Super Tuesday
First, let me say this post is not about who to vote for or who I support, it's just about realizing some things about how I feel about having the possibility of voting for a woman. I just got back from voting. It was the most amazing feeling. I had thought long and hard about who to vote for -- Obama or Hillary -- back and forth, back and forth, and had honestly not completely decided until I looked at the ballot.
All of a sudden I realized that I was looking at a woman's name. For the first time in history, I had the opportunity as a woman to cast a vote for a woman as President. It felt to me so completely different as an experience than anytime I've ever voted in my life. I realize now that it was pride I felt. Pride that "one of my own" had made it that far. To actually be able to vote for another woman as President. Tears filled my eyes. And I still get them as I think about it. The impact of this election came home to me. I won't be unhappy if Obama wins, but I could not have lived with myself, had I not cast my vote for Hillary. I felt so in the moment, so present with what it all means -- that my choice was a woman or a man of mixed race. How fabulous, how amazing. That both were on the ballot. That both were, in my view, worthy of being on that ballot and worthy and able to do the job of President. How far we've come over my lifetime. I'm in tears as I write you. Not even able to express the totality of my feelings. Would certainly never have expected them.

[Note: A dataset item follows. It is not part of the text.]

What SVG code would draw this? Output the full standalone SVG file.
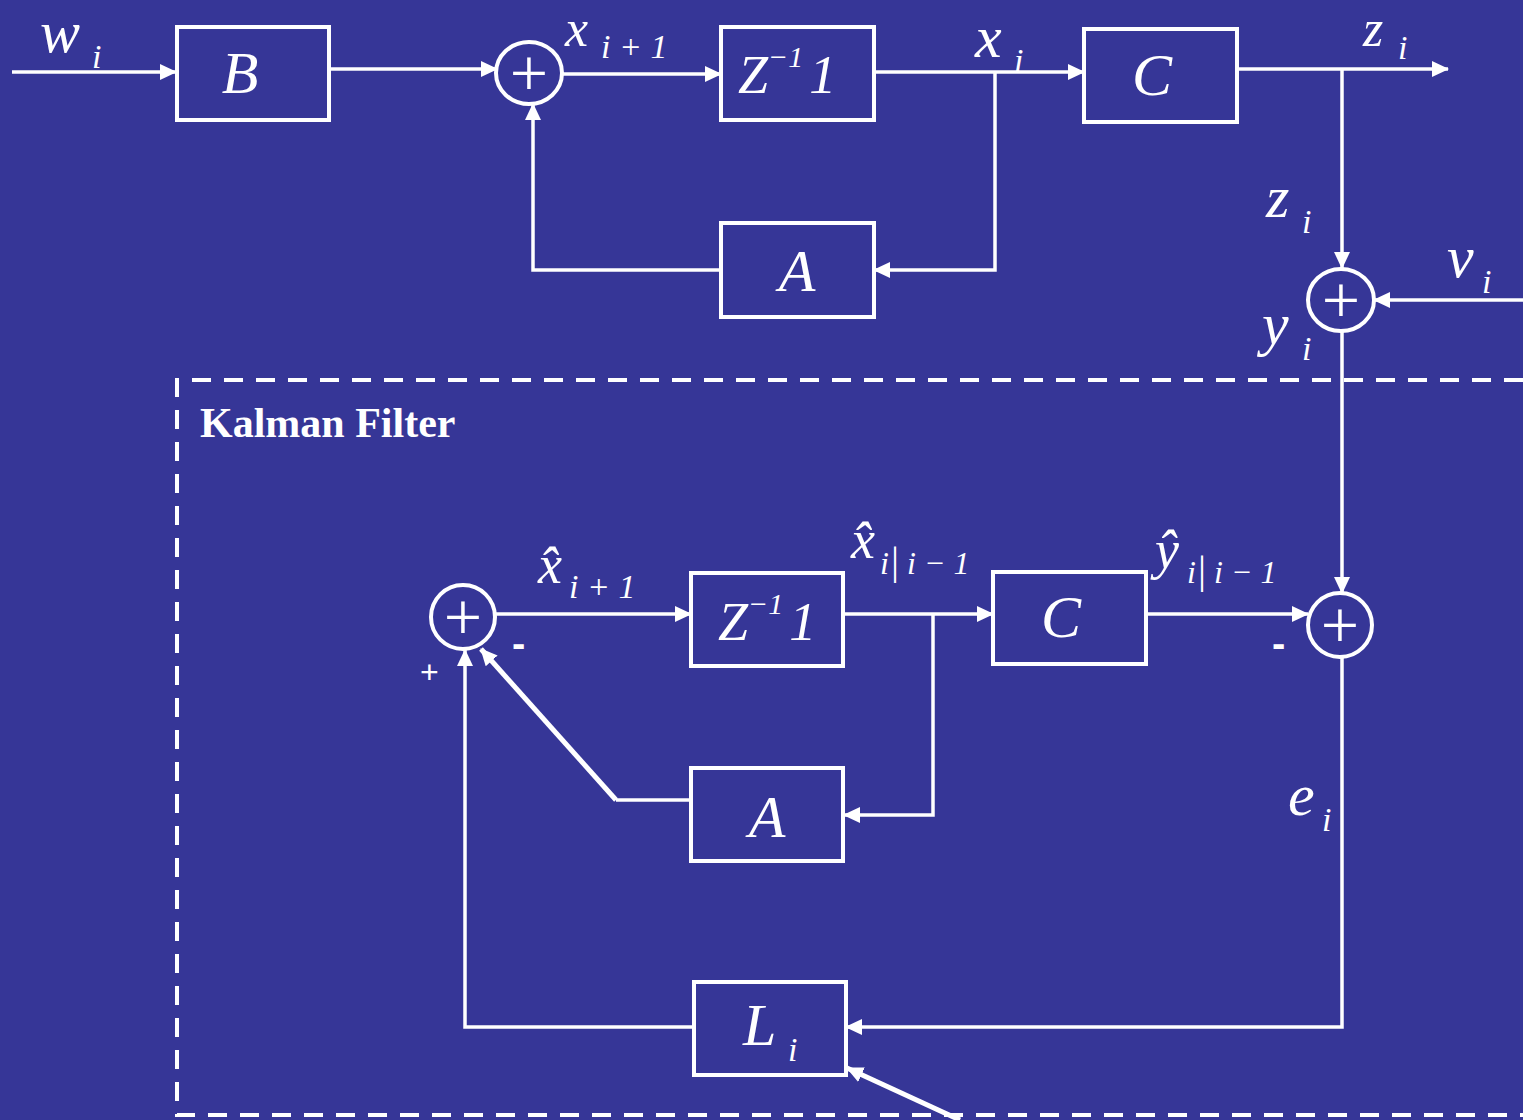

All of this tells me that I have very deep and far reaching beliefs about the possibility of a woman being President in the United States. Hillary Clinton, in running for President, and being willing to go through all she's going through is changing our beliefs, our neural pathways just by doing what she's doing. Her actions are forging new paths for many generations to come.
Women's suffrage movement began in 1869-70 in Wyoming and Utah, but it wasn't until 1920 that Women's right to Vote was ratified as the 19th Amendment of the Constitution. About 50 years just to win the battle to vote. And another 88 years before a woman would be running for President.
This is a ThetaHealing Post so let's do a little Theta change on this.
I just checked myself to see if I had a belief that I could be President and of course that was no. I also get a no at the possibility of a woman being President. I suspect I'm not the only woman, so if you'd like to have the belief that a woman can be President (no) pulled and transformed, just say YES.
If you want the universal perspective and understanding of this to be the way you see it, say YES now and receive it.
I'd love to hear other women's and men's comments about how they felt after this historic event.